§ Exercise aim
Leaving out every picture, copy the lines of the data exactly, from the first through the line containing "ax.set_xlim(0.5, 8.5)".

+++ Exercise material +++

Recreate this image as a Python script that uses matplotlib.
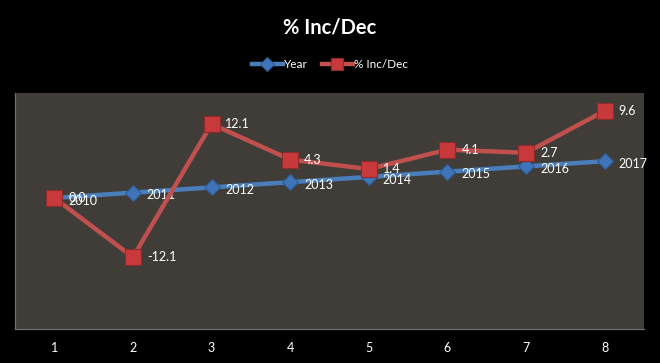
import matplotlib
matplotlib.use("Agg")
import matplotlib.pyplot as plt

categories = [1, 2, 3, 4, 5, 6, 7, 8]
year_values = [2010, 2011, 2012, 2013, 2014, 2015, 2016, 2017]
# positions of the % Inc/Dec markers (secondary axis)
pct_plot = [0.0, -11.3, 14.1, 7.3, 5.5, 9.2, 8.6, 16.6]
pct_labels = ["0.0", "-12.1", "12.1", "4.3", "1.4", "4.1", "2.7", "9.6"]
year_labels = [str(y) for y in year_values]

FONT = ["Lato", "DejaVu Sans"]
plt.rcParams["font.family"] = FONT

fig = plt.figure(figsize=(6.6, 3.63), dpi=100, facecolor="black")
ax = fig.add_axes([15/660, 1-329/363, (644-15)/660, (329-93)/363])
ax.set_facecolor("#403d39")
ax2 = ax.twinx()

blue = "#4a7ebb"
red = "#c0504d"

lb, = ax.plot(categories, year_values, color=blue, lw=3.2, marker="D", ms=8,
              mfc="#3f74b8", mec="#2c5d9a", mew=0.8, zorder=3, label="Year")
lr, = ax2.plot(categories, pct_plot, color=red, lw=3.2, marker="s", ms=11,
               mfc="#c8393b", mec="#8e2a2a", mew=0.8, zorder=3, label="% Inc/Dec")

ax.set_ylim(1985, 2030)
ax2.set_ylim(-25, 20)
ax.set_xlim(0.5, 8.5)

for x, y, t in zip(categories, year_values, year_labels):
    ax.annotate(t, (x, y), xytext=(10, -2), textcoords="offset points",
                color="white", fontsize=9, va="center", ha="left", zorder=5)
for x, y, t in zip(categories, pct_plot, pct_labels):
    ax2.annotate(t, (x, y), xytext=(10, 0), textcoords="offset points",
                 color="white", fontsize=9, va="center", ha="left", zorder=5)

ax.set_yticks([])
ax2.set_yticks([])
ax.set_xticks(categories)
ax.set_xticklabels([str(c) for c in categories], color="white", fontsize=9)
ax.tick_params(axis="x", length=0, pad=9)
for a in (ax, ax2):
    for s in a.spines.values():
        s.set_color("#6f6f6f")
        s.set_linewidth(0.8)
    a.spines["top"].set_visible(False)
    a.spines["right"].set_visible(False)

fig.text(0.5, 1-28/363, "% Inc/Dec", color="white", fontsize=14.5, fontweight="bold",
         ha="center", va="center")
leg = fig.legend(handles=[lb, lr], loc="center", bbox_to_anchor=(0.5, 1-65/363),
                 ncol=2, frameon=False, fontsize=8.5, labelcolor="white",
                 handlelength=2.6, columnspacing=1.2, handletextpad=0.1,
                 markerscale=0.85)

fig.savefig("out.png", dpi=100, facecolor="black")
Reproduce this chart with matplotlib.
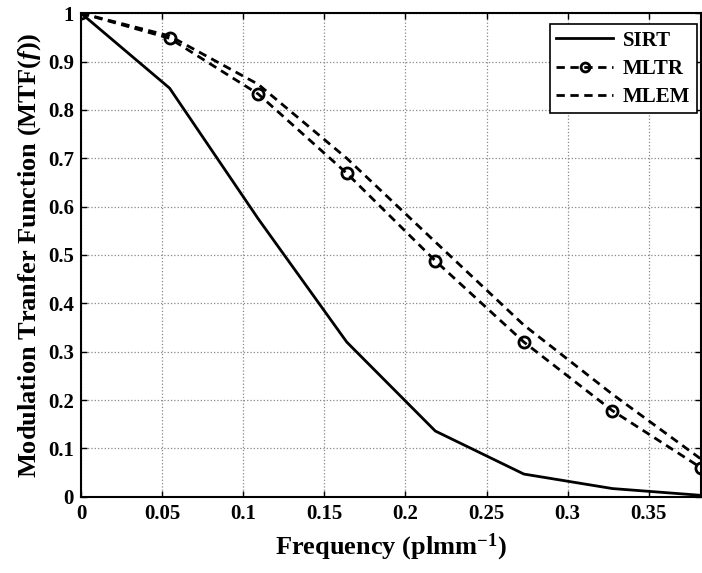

+++

§ Task output
Recreate this image as a Python script that uses matplotlib.
import matplotlib
matplotlib.use("Agg")
import matplotlib.pyplot as plt

categories = [1, 2, 3, 4, 5, 6, 7, 8]
year_values = [2010, 2011, 2012, 2013, 2014, 2015, 2016, 2017]
# positions of the % Inc/Dec markers (secondary axis)
pct_plot = [0.0, -11.3, 14.1, 7.3, 5.5, 9.2, 8.6, 16.6]
pct_labels = ["0.0", "-12.1", "12.1", "4.3", "1.4", "4.1", "2.7", "9.6"]
year_labels = [str(y) for y in year_values]

FONT = ["Lato", "DejaVu Sans"]
plt.rcParams["font.family"] = FONT

fig = plt.figure(figsize=(6.6, 3.63), dpi=100, facecolor="black")
ax = fig.add_axes([15/660, 1-329/363, (644-15)/660, (329-93)/363])
ax.set_facecolor("#403d39")
ax2 = ax.twinx()

blue = "#4a7ebb"
red = "#c0504d"

lb, = ax.plot(categories, year_values, color=blue, lw=3.2, marker="D", ms=8,
              mfc="#3f74b8", mec="#2c5d9a", mew=0.8, zorder=3, label="Year")
lr, = ax2.plot(categories, pct_plot, color=red, lw=3.2, marker="s", ms=11,
               mfc="#c8393b", mec="#8e2a2a", mew=0.8, zorder=3, label="% Inc/Dec")

ax.set_ylim(1985, 2030)
ax2.set_ylim(-25, 20)
ax.set_xlim(0.5, 8.5)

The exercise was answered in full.